Ulena calls for an Aran weight yarn. I used Novita’s 7 Veljesta Solid. I wasn’t sure how a yarn with 25% acrylic would work up with the tugs of the increases and decreases and bobbles on stockinette, but it did well.

By now, I must seem to be quite the fan girl of Socha’s hat patterns. To me, she’s a major talent in the knitting universe.

Maria Socha’s hats

I don’t get a kick out of this abused word, but I’ll use it anyway: I am obsessed with Maria Socha’s hat patterns. Obsessions are mostly over-discussed by HGTV people talking about patterned tile or brass cabinet pulls so maybe I can be forgiven. In the last few weeks I’ve been knitting Socha’s hats and having a wonderful time of it.

This is Dumka. I wanted the stitch pattern to show very clearly so I knit mine in Plymouth Yarns’ Worsted Merino Superwash. Socha lives in Poland and I was curious about the meaning of “dumka.” It sounds a bit like an insult-word, but I was sure I must be wrong. Indeed. Very wrong. A “dumka” is a piece of music in a melancholy style. In other words, a lament.

Dumka’s brim is double thickness one-by-one ribbing. So this hat will keep ears nice and warm. The wearer will not be lamenting any cold ears. And the topper is I-cord, knit from the last stitches of the crown decreases.

As the pattern directs, Dumka benefits by a good soak and a gentle flat blocking to open up the stitch pattern a bit.

Check out the beautiful crown decreases.

Such an excellent hat!

Socha lives in Szczecin, Poland. She says she’s “just an ordinary woman who loves to knit.” and hats are her “favourite” thing to knit. It shows. Her hat patterns are stunning. This next one is more simple than Dumka, but not simplistic. It’s Jey.

I used the same Plymouth yarn as in Dumka. Jey is an excellent, comfortable, unisex hat. The contrasting cast-on sets off the hat perfectly. And check out the wonderful pinwheeled crown decreases.

Jey is an easy-to-knit easy-to-wear beanie.

This next one is Natka. I decided to knit Natka in the Malabrigo Rios that many of Socha’s patterns suggest. Carrot Glaze is one of my favorite Rios colorways. It’s tonal but not overly busy. There’s a lot going on in Natka and I wanted to make sure my yarn didn’t obscure the patterning.

Those vertical columns are mock cable. Nice beefy bobbles are strategically placed at transition points in the fan motif. That’s an I-cord topper. The body of the hat grows organically out of the unusual twisted-rib spacing. Seriously cool.

The word “Natka” is also of Polish origin and is generally a girl’s name. It means “born on Christmas Day.” But apparently it’s not reserved only for Christmas baby births.

Natka’s crown decreases are…well, I don’t want to act like a goofy fan girl…so you can just check it out and form your own opinion. My opinion is kind of close to a gulp.

One more. Drumroll please. Edzia.

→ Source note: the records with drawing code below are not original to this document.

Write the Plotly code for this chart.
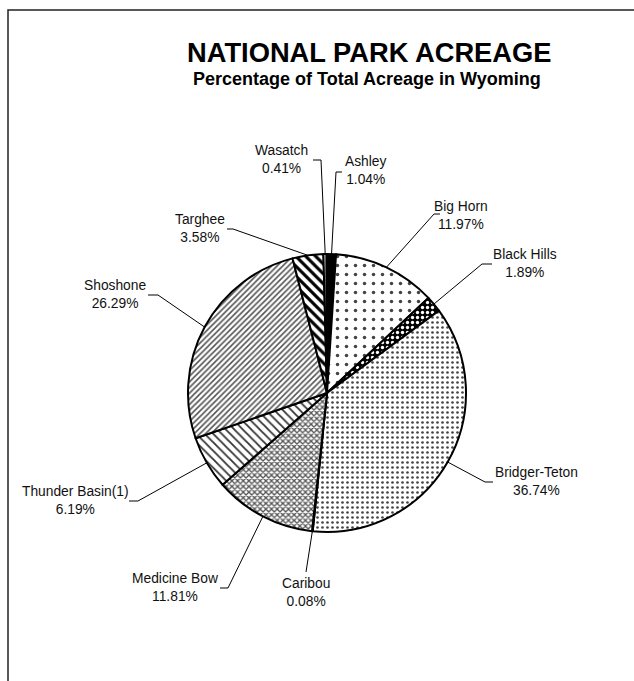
import math
import plotly.graph_objects as go

# ---- data ----
parks = ["Ashley", "Big Horn", "Black Hills", "Bridger-Teton", "Caribou",
         "Medicine Bow", "Thunder Basin(1)", "Shoshone", "Targhee", "Wasatch"]
shares = [1.04, 11.97, 1.89, 36.74, 0.08, 11.81, 6.19, 26.29, 3.58, 0.41]

title_text = "NATIONAL PARK ACREAGE"
subtitle_text = "Percentage of Total Acreage in Wyoming"

# ---- layout / style ----
W, H = 634, 681
CX, CY, R = 327, 393, 139  # pie centre and radius in pixels

# label block centre x, y, leader elbow x, horizontal end x (pixels)
label_pos = {
    "Ashley": (366, 171, 336, 342),
    "Big Horn": (461, 215, 434, 440),
    "Black Hills": (525, 263, 482, 492),
    "Bridger-Teton": (536, 482, 485, 493),
    "Caribou": (306, 592, 306, 306),
    "Medicine Bow": (175, 587, 228, 220),
    "Thunder Basin(1)": (75, 500, 138, 129),
    "Shoshone": (115, 294, 158, 148),
    "Targhee": (200, 229, 233, 227),
    "Wasatch": (281, 159, 321, 313),
}
elbow_y = {
    "Ashley": 172, "Big Horn": 214, "Black Hills": 264, "Bridger-Teton": 482,
    "Caribou": 572, "Medicine Bow": 588, "Thunder Basin(1)": 501,
    "Shoshone": 295, "Targhee": 229, "Wasatch": 160,
}

pat_shape = ["", ".", ".", ".", "x", "x", "\\", "/", "\\", "|"]
pat_fg = ["black", "#444", "white", "#444", "#444", "#555", "#333", "#555", "black", "#333"]
pat_bg = ["black", "white", "black", "white", "white", "white", "white", "white", "white", "white"]
pat_size = [8, 9, 5, 5, 4, 4, 6, 4, 7, 4]
pat_sol = [0.5, 0.12, 0.35, 0.22, 0.4, 0.55, 0.3, 0.4, 0.45, 0.4]


def px2paper(x, y):
    return x / W, 1 - y / H


fig = go.Figure()
fig.add_trace(go.Pie(
    labels=parks, values=shares, sort=False, direction="clockwise", rotation=0,
    textinfo="none", hoverinfo="label+percent", showlegend=False,
    domain=dict(x=[(CX - R) / W, (CX + R) / W],
                y=[1 - (CY + R) / H, 1 - (CY - R) / H]),
    marker=dict(colors=pat_bg, line=dict(color="black", width=2),
                pattern=dict(shape=pat_shape, fgcolor=pat_fg, bgcolor=pat_bg,
                             size=pat_size, solidity=pat_sol, fillmode="replace")),
))

shapes = []
annotations = []
total = sum(shares)
cum = 0.0
for name, v in zip(parks, shares):
    mid = (cum + v / 2) / total
    cum += v
    ang = 2 * math.pi * mid
    ex, ey = CX + R * math.sin(ang), CY - R * math.cos(ang)
    lx, ly, bx, hx = label_pos[name]
    by = elbow_y[name]
    x0, y0 = px2paper(ex, ey)
    x1, y1 = px2paper(bx, by)
    x2, y2 = px2paper(hx, by)
    shapes.append(dict(type="line", xref="paper", yref="paper", x0=x0, y0=y0, x1=x1, y1=y1,
                       line=dict(color="black", width=1)))
    if hx != bx:
        shapes.append(dict(type="line", xref="paper", yref="paper", x0=x1, y0=y1, x1=x2, y1=y2,
                           line=dict(color="black", width=1)))
    ax, ay = px2paper(lx, ly)
    annotations.append(dict(x=ax, y=ay, xref="paper", yref="paper", showarrow=False,
                            xanchor="center", yanchor="middle", align="center",
                            text=f"{name}<br>{v:.2f}%",
                            font=dict(family="Liberation Sans, Arial", size=13.8, color="#111")))

# title and subtitle
tx, ty = px2paper(369, 53)
annotations.append(dict(x=tx, y=ty, xref="paper", yref="paper", showarrow=False,
                        xanchor="center", yanchor="middle", text=f"<b>{title_text}</b>",
                        font=dict(family="Liberation Sans, Arial", size=27.3, color="black")))
sx, sy = px2paper(367, 79)
annotations.append(dict(x=sx, y=sy, xref="paper", yref="paper", showarrow=False,
                        xanchor="center", yanchor="middle", text=f"<b>{subtitle_text}</b>",
                        font=dict(family="Liberation Sans, Arial", size=18, color="black")))

# outer border
bx0, by0 = px2paper(8, 10)
shapes.append(dict(type="rect", xref="paper", yref="paper", x0=bx0, y0=-0.05, x1=1.05, y1=by0,
                   line=dict(color="#222", width=1.5), fillcolor="rgba(0,0,0,0)"))

fig.update_layout(width=W, height=H, margin=dict(l=0, r=0, t=0, b=0),
                  paper_bgcolor="white", plot_bgcolor="white",
                  shapes=shapes, annotations=annotations)
fig.write_html("out.html", config={"displayModeBar": False},
               post_script="document.body.style.margin='0';document.body.style.padding='0';")
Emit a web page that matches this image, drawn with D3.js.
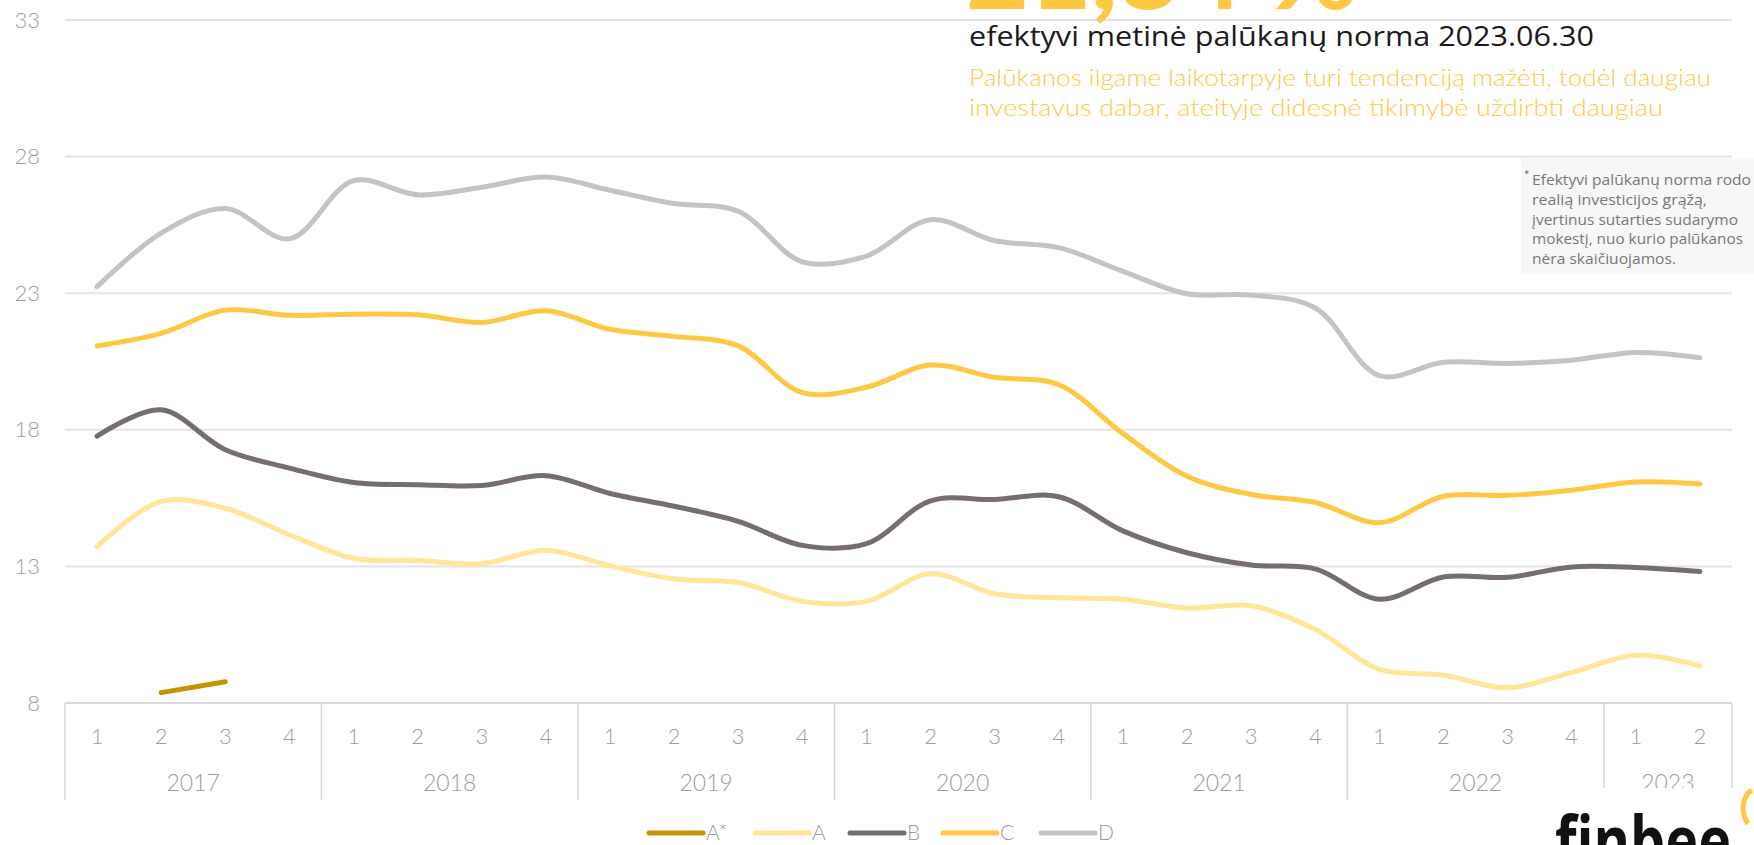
<!DOCTYPE html>
<html><head><meta charset="utf-8">
<script src="https://cdn.jsdelivr.net/npm/d3@7"></script>
<style>
html,body{margin:0;padding:0;background:#fff;overflow:hidden}
svg{display:block}
</style></head>
<body>
<svg id="c" width="1754" height="845"></svg>
<script>
const years = ["2017","2018","2019","2020","2021","2022","2023"];
const quarters = ["1","2","3","4","1","2","3","4","1","2","3","4","1","2","3","4","1","2","3","4","1","2","3","4","1","2"];
const yTicks = [8,13,18,23,28,33];
const seriesNames = ["A*","A","B","C","D"];
const seriesColors = ["#c49500","#ffe699","#756e6c","#ffc844","#c4c4c4"];
const valuesAstar = [null,8.38,8.78,null,null,null,null,null,null,null,null,null,null,null,null,null,null,null,null,null,null,null,null,null,null,null];
const valuesA = [13.73,15.38,15.13,14.16,13.3,13.22,13.1,13.59,13.02,12.54,12.41,11.72,11.72,12.73,12.0,11.85,11.8,11.47,11.56,10.69,9.24,9.02,8.56,9.12,9.75,9.36];
const valuesB = [17.77,18.73,17.27,16.6,16.07,15.99,15.96,16.32,15.67,15.2,14.65,13.77,13.83,15.4,15.45,15.55,14.3,13.5,13.05,12.91,11.8,12.61,12.6,12.98,12.96,12.81];
const valuesC = [21.07,21.53,22.38,22.19,22.23,22.21,21.93,22.36,21.68,21.42,21.07,19.36,19.56,20.37,19.92,19.65,17.86,16.3,15.63,15.34,14.6,15.57,15.6,15.79,16.09,16.02];
const valuesD = [23.24,25.2,26.1,24.99,27.12,26.6,26.88,27.25,26.77,26.28,26.0,24.15,24.36,25.69,24.92,24.67,23.8,22.98,22.93,22.46,19.98,20.47,20.43,20.55,20.83,20.64];
const allValues = [valuesAstar, valuesA, valuesB, valuesC, valuesD];
const headline = "21,34 %";
const subtitle = "efektyvi metinė palūkanų norma 2023.06.30";
const note1 = "Palūkanos ilgame laikotarpyje turi tendenciją mažėti, todėl daugiau";
const note2 = "investavus dabar, ateityje didesnė tikimybė uždirbti daugiau";
const footnote = ["Efektyvi palūkanų norma rodo","realią investicijos grąžą,","įvertinus sutarties sudarymo","mokestį, nuo kurio palūkanos","nėra skaičiuojamos."];

const svg = d3.select("#c");
const x = d3.scaleBand().domain(d3.range(quarters.length)).range([65,1732]).padding(0);
const y = d3.scaleLinear().domain([8,33]).range([703,20]);
const cx = i => x(i) + x.bandwidth()/2;
const FONT = "Lato, 'Open Sans', sans-serif";
const grey = "#9d9d9d";

// gridlines
svg.append("g").selectAll("line").data(yTicks.filter(t=>t>8)).join("line")
  .attr("x1",65).attr("x2",1732).attr("y1",d=>y(d)).attr("y2",d=>y(d))
  .attr("stroke","#e4e4e4").attr("stroke-width",2);

// y axis labels
const yAxis = d3.axisLeft(y).tickValues(yTicks).tickSize(0).tickPadding(0);
const ya = svg.append("g").attr("transform","translate(40,0)").call(yAxis);
ya.select(".domain").remove();
ya.selectAll("text").attr("font-family",FONT).attr("font-size",22).attr("font-weight",300).attr("fill",grey);

// x axis baseline
svg.append("line").attr("x1",65).attr("x2",1732).attr("y1",y(8)).attr("y2",y(8))
  .attr("stroke","#d9d9d9").attr("stroke-width",2);

// quarter labels
const xAxis = d3.axisBottom(x).tickFormat(i=>quarters[i]).tickSize(0).tickPadding(0);
const xa = svg.append("g").attr("transform",`translate(0,${y(8)})`).call(xAxis);
xa.select(".domain").remove();
xa.selectAll("text").attr("dy",null).attr("y",41).attr("font-family",FONT).attr("font-size",22).attr("font-weight",300).attr("fill",grey);

// year separators and labels
const sepIdx = years.map((yr,k)=>k*4).concat([quarters.length]);
svg.append("g").selectAll("line").data(sepIdx).join("line")
  .attr("x1",i=> i<quarters.length ? x(i) : x(quarters.length-1)+x.bandwidth())
  .attr("x2",i=> i<quarters.length ? x(i) : x(quarters.length-1)+x.bandwidth())
  .attr("y1",y(8)).attr("y2",800).attr("stroke","#d9d9d9").attr("stroke-width",1.5);
svg.append("g").selectAll("text").data(years).join("text")
  .attr("x",(d,k)=>{const s=k*4, e=Math.min(k*4+3, quarters.length-1); return (x(s)+x(e)+x.bandwidth())/2;})
  .attr("y",791).attr("text-anchor","middle").attr("font-family",FONT).attr("font-size",23).attr("font-weight",300).attr("fill",grey)
  .text(d=>d);

// lines
const line = d3.line().defined(d=>d!=null).x((d,i)=>cx(i)).y(d=>y(d)).curve(d3.curveCatmullRom.alpha(0.5));
svg.append("g").selectAll("path").data(allValues).join("path")
  .attr("d",d=>line(d)).attr("fill","none").attr("stroke",(d,k)=>seriesColors[k])
  .attr("stroke-width",5).attr("stroke-linecap","round").attr("stroke-linejoin","round");

// header
svg.append("text").attr("x",966).attr("y",9).attr("font-family","Lato, sans-serif").attr("font-weight",900)
  .attr("font-size",100).attr("fill","#ffc844").attr("textLength",392).attr("lengthAdjust","spacingAndGlyphs").text(headline);
svg.append("text").attr("x",969).attr("y",46).attr("font-family","'Open Sans', sans-serif").attr("font-weight",400)
  .attr("font-size",27).attr("fill","#1a1a1a").attr("textLength",625).attr("lengthAdjust","spacingAndGlyphs").text(subtitle);
svg.append("text").attr("x",969).attr("y",86).attr("font-family",FONT).attr("font-weight",300)
  .attr("font-size",23).attr("fill","#ffc844").attr("textLength",742).attr("lengthAdjust","spacingAndGlyphs").text(note1);
svg.append("text").attr("x",969).attr("y",116).attr("font-family",FONT).attr("font-weight",300)
  .attr("font-size",23).attr("fill","#ffc844").attr("textLength",694).attr("lengthAdjust","spacingAndGlyphs").text(note2);

// footnote box
svg.append("rect").attr("x",1521).attr("y",158).attr("width",233).attr("height",116).attr("fill","#f7f7f7");
svg.append("text").attr("x",1524).attr("y",180).attr("font-family",FONT).attr("font-size",13).attr("fill","#666").text("*");
svg.append("g").selectAll("text").data(footnote).join("text")
  .attr("x",1532).attr("y",(d,i)=>185+i*19.8).attr("font-family","'Open Sans', sans-serif").attr("font-size",15).attr("fill","#777")
  .attr("textLength",(d,i)=>[219,175,206,211,144][i]).attr("lengthAdjust","spacingAndGlyphs").text(d=>d);

// legend
const legX = [649,755,850,943,1041];
const lg = svg.append("g").selectAll("g").data(seriesNames).join("g").attr("transform",(d,k)=>`translate(${legX[k]},833)`);
lg.append("line").attr("x1",0).attr("x2",54).attr("stroke",(d,k)=>seriesColors[k]).attr("stroke-width",5).attr("stroke-linecap","round");
lg.append("text").attr("x",57).attr("y",7).attr("font-family",FONT).attr("font-weight",300).attr("font-size",21).attr("fill",grey).text(d=>d);

// logo
svg.append("rect").attr("x",1535).attr("y",788).attr("width",219).attr("height",57).attr("fill","#fff");
svg.append("text").attr("x",1555).attr("y",866).attr("font-family","'Open Sans', sans-serif").attr("font-weight",700)
  .attr("font-size",70).attr("fill","#111").attr("textLength",176).attr("lengthAdjust","spacingAndGlyphs").text("finbee");
svg.append("path").attr("d","M1752,790 C1742,796 1740,812 1748,824").attr("fill","none").attr("stroke","#ffc844").attr("stroke-width",5);
</script>
</body></html>
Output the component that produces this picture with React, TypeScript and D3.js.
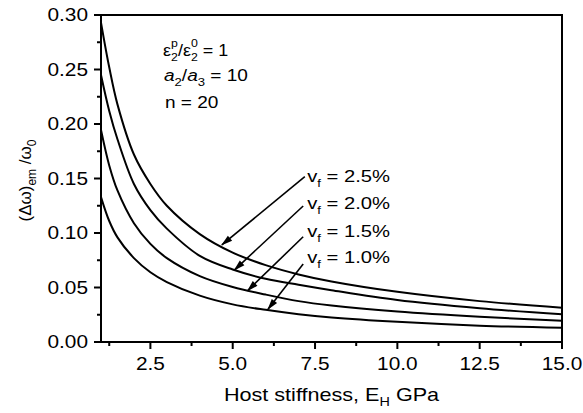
import React from "react";
import * as d3 from "d3";

// readings taken off the figure (E_H in GPa)
const hostStiffness = [1, 1.25, 1.5, 2, 2.5, 3, 4, 5, 6, 7, 8, 10, 12.5, 15];
const vf25 = [0.293, 0.252, 0.218, 0.172, 0.145, 0.125, 0.099, 0.082, 0.0705, 0.062, 0.0555, 0.046, 0.0375, 0.0315];
const vf20 = [0.245, 0.212, 0.186, 0.145, 0.121, 0.104, 0.079, 0.0665, 0.058, 0.0525, 0.0475, 0.0385, 0.031, 0.0254];
const vf15 = [0.1945, 0.162, 0.139, 0.109, 0.09, 0.077, 0.0605, 0.0505, 0.0435, 0.0375, 0.0335, 0.028, 0.0232, 0.0195];
const vf10 = [0.133, 0.111, 0.096, 0.077, 0.064, 0.055, 0.0425, 0.0345, 0.0295, 0.0255, 0.0225, 0.0185, 0.015, 0.0131];
const seriesValues = [vf25, vf20, vf15, vf10];

const vfLabels = ["2.5%", "2.0%", "1.5%", "1.0%"];
// arrow start (label side) and tip (on the curve), data units
const arrowFrom = [[7.19, 0.1517], [7.14, 0.1248], [7.14, 0.0966], [7.14, 0.0716]];
const arrowTo = [[4.67, 0.089], [5.05, 0.066], [5.45, 0.047], [6.07, 0.03]];
const labelAt = [[7.26, 0.147], [7.26, 0.122], [7.26, 0.0966], [7.26, 0.0722]];

const xTicks = [2.5, 5.0, 7.5, 10.0, 12.5, 15.0];
const xMinor = [1.25, 3.75, 6.25, 8.75, 11.25, 13.75];
const yTicks = [0, 0.05, 0.1, 0.15, 0.2, 0.25, 0.3];
const yMinor = [0.025, 0.075, 0.125, 0.175, 0.225, 0.275];

const W = 583;
const H = 413;
const margin = { left: 101, right: 21, top: 15, bottom: 71 };
const font = "'Liberation Sans', Arial, sans-serif";
const SX = 1.19; // glyphs in the figure are a little wide

// text drawn with a horizontal stretch
const WideText = ({ x, y, sx = SX, children, ...rest }: any) => (
  <g transform={`translate(${x},${y}) scale(${sx},1)`}>
    <text {...rest}>{children}</text>
  </g>
);

export default function App() {
  const x = d3.scaleLinear().domain([1, 15]).range([margin.left, W - margin.right]);
  const y = d3.scaleLinear().domain([0, 0.3]).range([H - margin.bottom, margin.top]);

  const line = d3
    .line<number>()
    .x((_, i) => x(hostStiffness[i]))
    .y((d) => y(d))
    .curve(d3.curveCatmullRom.alpha(0.5));

  const x0 = x(1);
  const x1 = x(15);
  const y0 = y(0);
  const y1 = y(0.3);

  return (
    <svg
      width={W}
      height={H}
      style={{ position: "absolute", left: 0, top: 0, background: "#fff" }}
      fontFamily={font}
    >
      <defs>
        <marker id="arr" viewBox="0 0 12 10" refX="11" refY="5" markerWidth="8" markerHeight="6" orient="auto">
          <path d="M0,1.5 L12,5 L0,8.5 Z" fill="#000" />
        </marker>
        <clipPath id="plot">
          <rect x={x0} y={y1} width={x1 - x0} height={y0 - y1} />
        </clipPath>
      </defs>

      {/* curves */}
      <g clipPath="url(#plot)">
        {seriesValues.map((vals, i) => (
          <path key={i} d={line(vals) ?? ""} fill="none" stroke="#000" strokeWidth={2} />
        ))}
      </g>

      {/* frame */}
      <rect x={x0} y={y1} width={x1 - x0} height={y0 - y1} fill="none" stroke="#000" strokeWidth={2} />

      {/* y axis */}
      {yTicks.map((t) => (
        <g key={"y" + t}>
          <line x1={x0 - 7} x2={x0} y1={y(t)} y2={y(t)} stroke="#000" strokeWidth={2} />
          <WideText x={x0 - 13} y={y(t) + 6} fontSize={17.5} textAnchor="end">
            {t.toFixed(2)}
          </WideText>
        </g>
      ))}
      {yMinor.map((t) => (
        <line key={"ym" + t} x1={x0 - 4} x2={x0} y1={y(t)} y2={y(t)} stroke="#000" strokeWidth={2} />
      ))}

      {/* x axis */}
      {xTicks.map((t) => (
        <g key={"x" + t}>
          <line x1={x(t)} x2={x(t)} y1={y0} y2={y0 + 7} stroke="#000" strokeWidth={2} />
          <WideText x={x(t)} y={y0 + 28} fontSize={17.5} textAnchor="middle">
            {t.toFixed(1)}
          </WideText>
        </g>
      ))}
      {xMinor.map((t) => (
        <line key={"xm" + t} x1={x(t)} x2={x(t)} y1={y0} y2={y0 + 4} stroke="#000" strokeWidth={2} />
      ))}

      {/* axis titles */}
      <WideText x={(x0 + x1) / 2} y={H - 12} fontSize={18} sx={1.2} textAnchor="middle">
        Host stiffness, E
        <tspan fontSize={12} dy={5}>H</tspan>
        <tspan dy={-5}> GPa</tspan>
      </WideText>
      <text transform={`translate(31, ${(y0 + y1) / 2 + 2}) rotate(-90)`} fontSize={17} textAnchor="middle">
        (Δω)
        <tspan fontSize={12} dy={5}>em</tspan>
        <tspan dy={-5}> /ω</tspan>
        <tspan fontSize={12} dy={5}>0</tspan>
      </text>

      {/* parameter block */}
      <WideText x={163} y={56} fontSize={16} sx={1.12}>
        ε<tspan fontSize={11} dy={-9}>p</tspan>
        <tspan fontSize={11} dx={-6} dy={14}>2</tspan>
        <tspan dy={-5}>/ε</tspan>
        <tspan fontSize={11} dy={-9}>0</tspan>
        <tspan fontSize={11} dx={-6} dy={14}>2</tspan>
        <tspan dy={-5}> = 1</tspan>
      </WideText>
      <WideText x={164} y={81} fontSize={16}>
        <tspan fontStyle="italic">a</tspan>
        <tspan fontSize={11} dy={5}>2</tspan>
        <tspan dy={-5}>/</tspan>
        <tspan fontStyle="italic">a</tspan>
        <tspan fontSize={11} dy={5}>3</tspan>
        <tspan dy={-5}> = 10</tspan>
      </WideText>
      <WideText x={165} y={108} fontSize={16}>
        n = 20
      </WideText>

      {/* v_f labels and arrows */}
      {vfLabels.map((lab, i) => (
        <g key={lab}>
          <line
            x1={x(arrowFrom[i][0])}
            y1={y(arrowFrom[i][1])}
            x2={x(arrowTo[i][0])}
            y2={y(arrowTo[i][1])}
            stroke="#000"
            strokeWidth={1.6}
            markerEnd="url(#arr)"
          />
          <WideText x={x(labelAt[i][0])} y={y(labelAt[i][1])} fontSize={17}>
            v<tspan fontSize={11} dy={5}>f</tspan>
            <tspan dy={-5}> = {lab}</tspan>
          </WideText>
        </g>
      ))}
    </svg>
  );
}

Edzia is also a girl’s name, often considered to be a female version of Edward. This particular Edzia is one fine hat. The styling feels architectural in an Art Deco way.

For Edzia, I returned to Plymouth Yarn Worsted Merino Superwash.

Socha is a new-to-me designer. But she wasn’t hatched just yesterday. I didn’t find her for a bit. She’s a real pro! Her patterns include clear charts that are rendered large enough even for old eyes to read. Line-by-line directions are provided as well in case you want to knit these hats the hard way instead of the easy way. Just kidding. I only became comfortable with charts in the last decade or so. Even I got there, given enough time.

These patterns are so excellent they’ll convince even even those who “don’t like to wear hats” that hats were a pretty good invention.